== Data extract ==
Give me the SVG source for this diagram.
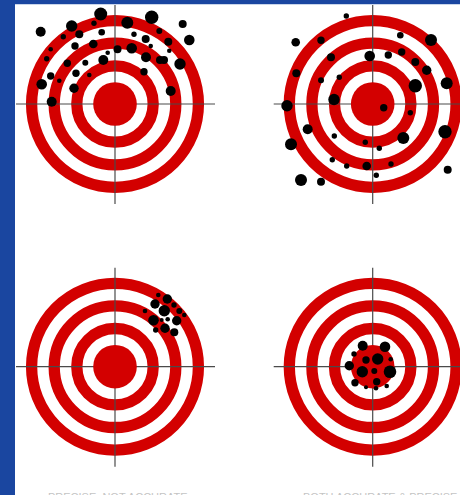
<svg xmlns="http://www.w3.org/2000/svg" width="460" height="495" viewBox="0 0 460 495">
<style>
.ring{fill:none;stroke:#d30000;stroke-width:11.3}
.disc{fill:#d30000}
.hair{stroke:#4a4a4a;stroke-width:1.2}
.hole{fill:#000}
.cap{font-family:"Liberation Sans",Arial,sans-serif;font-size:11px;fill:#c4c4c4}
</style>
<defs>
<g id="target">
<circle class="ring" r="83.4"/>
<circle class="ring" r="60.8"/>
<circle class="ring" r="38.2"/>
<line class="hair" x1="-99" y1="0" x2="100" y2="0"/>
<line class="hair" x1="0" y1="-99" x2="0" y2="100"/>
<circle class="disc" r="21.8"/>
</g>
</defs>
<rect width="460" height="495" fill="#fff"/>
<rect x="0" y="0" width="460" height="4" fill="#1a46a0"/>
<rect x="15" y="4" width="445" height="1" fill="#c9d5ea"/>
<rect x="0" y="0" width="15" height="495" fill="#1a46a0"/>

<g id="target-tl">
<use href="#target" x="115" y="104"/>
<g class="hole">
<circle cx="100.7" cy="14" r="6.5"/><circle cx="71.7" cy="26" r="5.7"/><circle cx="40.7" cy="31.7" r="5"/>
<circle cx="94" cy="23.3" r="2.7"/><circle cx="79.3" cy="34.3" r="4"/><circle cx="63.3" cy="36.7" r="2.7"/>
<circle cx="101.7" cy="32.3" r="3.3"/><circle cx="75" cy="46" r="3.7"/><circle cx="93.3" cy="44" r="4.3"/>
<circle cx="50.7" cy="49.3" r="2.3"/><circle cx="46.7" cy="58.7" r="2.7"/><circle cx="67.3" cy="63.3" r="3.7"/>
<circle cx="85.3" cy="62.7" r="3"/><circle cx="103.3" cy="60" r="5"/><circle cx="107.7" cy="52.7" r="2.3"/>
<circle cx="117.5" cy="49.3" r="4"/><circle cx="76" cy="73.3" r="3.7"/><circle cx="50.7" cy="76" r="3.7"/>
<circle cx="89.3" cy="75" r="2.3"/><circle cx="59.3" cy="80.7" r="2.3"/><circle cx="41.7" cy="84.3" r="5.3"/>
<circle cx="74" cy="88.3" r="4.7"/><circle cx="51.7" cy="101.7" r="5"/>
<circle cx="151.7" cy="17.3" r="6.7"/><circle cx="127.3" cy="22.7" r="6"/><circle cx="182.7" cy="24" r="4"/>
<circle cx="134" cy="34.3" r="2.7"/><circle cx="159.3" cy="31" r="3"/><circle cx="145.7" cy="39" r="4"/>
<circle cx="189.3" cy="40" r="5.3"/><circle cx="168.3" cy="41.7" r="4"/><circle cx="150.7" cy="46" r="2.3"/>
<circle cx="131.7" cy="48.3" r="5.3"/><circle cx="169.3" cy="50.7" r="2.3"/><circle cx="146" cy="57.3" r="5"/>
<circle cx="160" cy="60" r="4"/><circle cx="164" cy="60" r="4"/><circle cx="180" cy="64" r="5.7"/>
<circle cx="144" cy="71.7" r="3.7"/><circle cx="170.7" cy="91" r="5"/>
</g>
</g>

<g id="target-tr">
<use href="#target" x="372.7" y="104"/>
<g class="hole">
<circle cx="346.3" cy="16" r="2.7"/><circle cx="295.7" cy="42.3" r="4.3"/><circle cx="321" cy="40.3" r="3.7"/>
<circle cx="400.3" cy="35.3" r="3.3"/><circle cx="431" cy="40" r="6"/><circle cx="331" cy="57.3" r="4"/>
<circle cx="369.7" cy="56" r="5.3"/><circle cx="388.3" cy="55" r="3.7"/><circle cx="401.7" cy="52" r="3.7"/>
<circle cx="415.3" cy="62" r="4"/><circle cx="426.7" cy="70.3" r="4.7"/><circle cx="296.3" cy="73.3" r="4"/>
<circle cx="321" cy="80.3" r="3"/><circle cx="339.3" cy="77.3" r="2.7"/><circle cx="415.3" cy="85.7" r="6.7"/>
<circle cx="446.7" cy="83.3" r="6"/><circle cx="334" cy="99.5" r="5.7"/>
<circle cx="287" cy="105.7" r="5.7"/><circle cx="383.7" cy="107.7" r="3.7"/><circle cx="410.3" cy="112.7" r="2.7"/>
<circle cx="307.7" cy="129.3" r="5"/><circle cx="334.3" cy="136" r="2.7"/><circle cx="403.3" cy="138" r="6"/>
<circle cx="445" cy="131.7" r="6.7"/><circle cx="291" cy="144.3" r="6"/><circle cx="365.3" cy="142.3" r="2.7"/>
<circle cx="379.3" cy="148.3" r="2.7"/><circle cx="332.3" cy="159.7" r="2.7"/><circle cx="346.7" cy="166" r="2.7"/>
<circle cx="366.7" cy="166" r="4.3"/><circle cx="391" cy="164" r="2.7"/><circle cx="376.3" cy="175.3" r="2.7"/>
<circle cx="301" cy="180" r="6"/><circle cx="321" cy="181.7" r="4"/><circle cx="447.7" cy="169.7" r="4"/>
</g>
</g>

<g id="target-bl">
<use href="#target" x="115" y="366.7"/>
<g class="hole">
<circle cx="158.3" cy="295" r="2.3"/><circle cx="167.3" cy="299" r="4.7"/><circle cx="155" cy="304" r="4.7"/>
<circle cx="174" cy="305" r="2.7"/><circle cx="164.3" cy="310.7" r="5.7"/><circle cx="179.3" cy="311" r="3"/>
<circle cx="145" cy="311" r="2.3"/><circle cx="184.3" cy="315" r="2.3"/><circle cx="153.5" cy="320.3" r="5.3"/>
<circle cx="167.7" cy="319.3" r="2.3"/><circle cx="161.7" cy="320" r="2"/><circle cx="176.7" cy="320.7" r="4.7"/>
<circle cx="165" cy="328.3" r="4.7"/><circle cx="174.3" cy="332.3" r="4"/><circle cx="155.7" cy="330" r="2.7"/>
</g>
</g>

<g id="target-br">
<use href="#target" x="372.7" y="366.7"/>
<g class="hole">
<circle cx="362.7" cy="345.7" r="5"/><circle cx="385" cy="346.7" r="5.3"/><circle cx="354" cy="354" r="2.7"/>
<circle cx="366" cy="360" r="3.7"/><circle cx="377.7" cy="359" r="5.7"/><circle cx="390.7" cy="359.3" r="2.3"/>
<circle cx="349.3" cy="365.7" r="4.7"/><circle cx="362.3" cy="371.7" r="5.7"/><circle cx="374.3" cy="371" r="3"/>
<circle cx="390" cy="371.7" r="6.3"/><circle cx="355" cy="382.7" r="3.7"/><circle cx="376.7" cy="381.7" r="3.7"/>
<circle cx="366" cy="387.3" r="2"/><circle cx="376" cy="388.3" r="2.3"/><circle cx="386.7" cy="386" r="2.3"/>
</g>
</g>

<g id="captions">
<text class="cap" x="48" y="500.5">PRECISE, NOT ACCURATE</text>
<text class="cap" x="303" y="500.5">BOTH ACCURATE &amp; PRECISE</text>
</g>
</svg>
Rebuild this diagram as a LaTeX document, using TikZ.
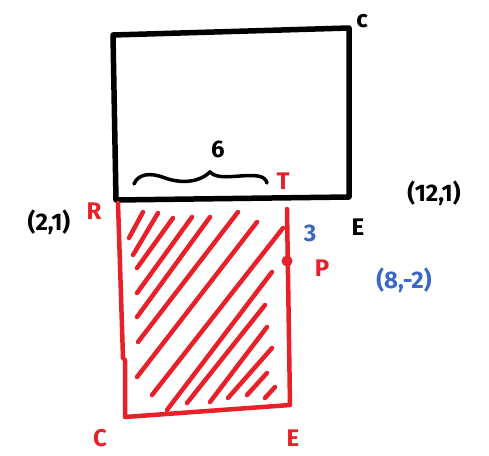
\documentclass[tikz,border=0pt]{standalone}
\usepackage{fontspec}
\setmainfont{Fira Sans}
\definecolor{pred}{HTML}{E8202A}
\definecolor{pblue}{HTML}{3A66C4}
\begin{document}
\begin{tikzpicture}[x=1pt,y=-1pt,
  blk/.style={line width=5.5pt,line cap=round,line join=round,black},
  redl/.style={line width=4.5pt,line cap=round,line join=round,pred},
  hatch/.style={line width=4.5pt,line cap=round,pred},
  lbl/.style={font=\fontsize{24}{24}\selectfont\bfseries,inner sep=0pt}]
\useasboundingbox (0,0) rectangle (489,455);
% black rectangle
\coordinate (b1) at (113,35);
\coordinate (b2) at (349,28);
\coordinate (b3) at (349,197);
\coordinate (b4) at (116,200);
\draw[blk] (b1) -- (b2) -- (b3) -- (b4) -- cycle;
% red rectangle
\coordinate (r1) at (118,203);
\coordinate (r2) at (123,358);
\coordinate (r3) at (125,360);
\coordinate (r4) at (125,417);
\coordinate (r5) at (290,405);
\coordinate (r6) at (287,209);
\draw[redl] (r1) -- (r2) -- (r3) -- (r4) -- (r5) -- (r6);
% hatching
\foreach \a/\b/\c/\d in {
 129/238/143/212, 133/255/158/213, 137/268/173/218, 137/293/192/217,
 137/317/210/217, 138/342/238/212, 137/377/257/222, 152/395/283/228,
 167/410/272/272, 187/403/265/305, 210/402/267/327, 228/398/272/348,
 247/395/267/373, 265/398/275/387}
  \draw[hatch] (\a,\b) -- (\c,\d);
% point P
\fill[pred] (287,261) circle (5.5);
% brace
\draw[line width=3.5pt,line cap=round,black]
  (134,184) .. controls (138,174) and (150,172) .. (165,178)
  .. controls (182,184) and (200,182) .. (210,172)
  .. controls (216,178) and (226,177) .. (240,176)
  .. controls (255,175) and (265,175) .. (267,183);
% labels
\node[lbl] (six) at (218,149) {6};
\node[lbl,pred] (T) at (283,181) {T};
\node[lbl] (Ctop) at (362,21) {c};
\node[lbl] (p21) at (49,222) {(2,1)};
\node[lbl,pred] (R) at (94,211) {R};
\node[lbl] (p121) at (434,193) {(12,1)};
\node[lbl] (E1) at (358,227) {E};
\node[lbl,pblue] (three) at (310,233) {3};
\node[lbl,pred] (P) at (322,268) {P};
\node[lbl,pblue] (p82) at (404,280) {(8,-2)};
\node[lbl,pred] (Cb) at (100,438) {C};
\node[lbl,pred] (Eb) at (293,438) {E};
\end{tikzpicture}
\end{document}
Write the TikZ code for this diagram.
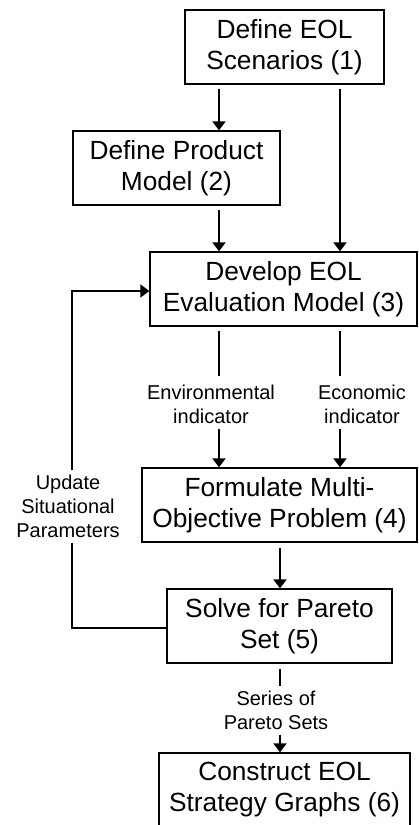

== Task goal ==
Omit the pictures, then extract verbatim only those lines that fall between the line containing "Rebuild this diagram" and the final line of the records above, both included.

== Answer to this task ==
Rebuild this diagram as a LaTeX document, using TikZ.
\documentclass[tikz,border=0pt]{standalone}
\usepackage{fontspec}
\setmainfont{Fira Sans}
\definecolor{pred}{HTML}{E8202A}
\definecolor{pblue}{HTML}{3A66C4}
\begin{document}
\begin{tikzpicture}[x=1pt,y=-1pt,
  blk/.style={line width=5.5pt,line cap=round,line join=round,black},
  redl/.style={line width=4.5pt,line cap=round,line join=round,pred},
  hatch/.style={line width=4.5pt,line cap=round,pred},
  lbl/.style={font=\fontsize{24}{24}\selectfont\bfseries,inner sep=0pt}]
\useasboundingbox (0,0) rectangle (489,455);
% black rectangle
\coordinate (b1) at (113,35);
\coordinate (b2) at (349,28);
\coordinate (b3) at (349,197);
\coordinate (b4) at (116,200);
\draw[blk] (b1) -- (b2) -- (b3) -- (b4) -- cycle;
% red rectangle
\coordinate (r1) at (118,203);
\coordinate (r2) at (123,358);
\coordinate (r3) at (125,360);
\coordinate (r4) at (125,417);
\coordinate (r5) at (290,405);
\coordinate (r6) at (287,209);
\draw[redl] (r1) -- (r2) -- (r3) -- (r4) -- (r5) -- (r6);
% hatching
\foreach \a/\b/\c/\d in {
 129/238/143/212, 133/255/158/213, 137/268/173/218, 137/293/192/217,
 137/317/210/217, 138/342/238/212, 137/377/257/222, 152/395/283/228,
 167/410/272/272, 187/403/265/305, 210/402/267/327, 228/398/272/348,
 247/395/267/373, 265/398/275/387}
  \draw[hatch] (\a,\b) -- (\c,\d);
% point P
\fill[pred] (287,261) circle (5.5);
% brace
\draw[line width=3.5pt,line cap=round,black]
  (134,184) .. controls (138,174) and (150,172) .. (165,178)
  .. controls (182,184) and (200,182) .. (210,172)
  .. controls (216,178) and (226,177) .. (240,176)
  .. controls (255,175) and (265,175) .. (267,183);
% labels
\node[lbl] (six) at (218,149) {6};
\node[lbl,pred] (T) at (283,181) {T};
\node[lbl] (Ctop) at (362,21) {c};
\node[lbl] (p21) at (49,222) {(2,1)};
\node[lbl,pred] (R) at (94,211) {R};
\node[lbl] (p121) at (434,193) {(12,1)};
\node[lbl] (E1) at (358,227) {E};
\node[lbl,pblue] (three) at (310,233) {3};
\node[lbl,pred] (P) at (322,268) {P};
\node[lbl,pblue] (p82) at (404,280) {(8,-2)};
\node[lbl,pred] (Cb) at (100,438) {C};
\node[lbl,pred] (Eb) at (293,438) {E};
\end{tikzpicture}
\end{document}
Write the TikZ code for this diagram.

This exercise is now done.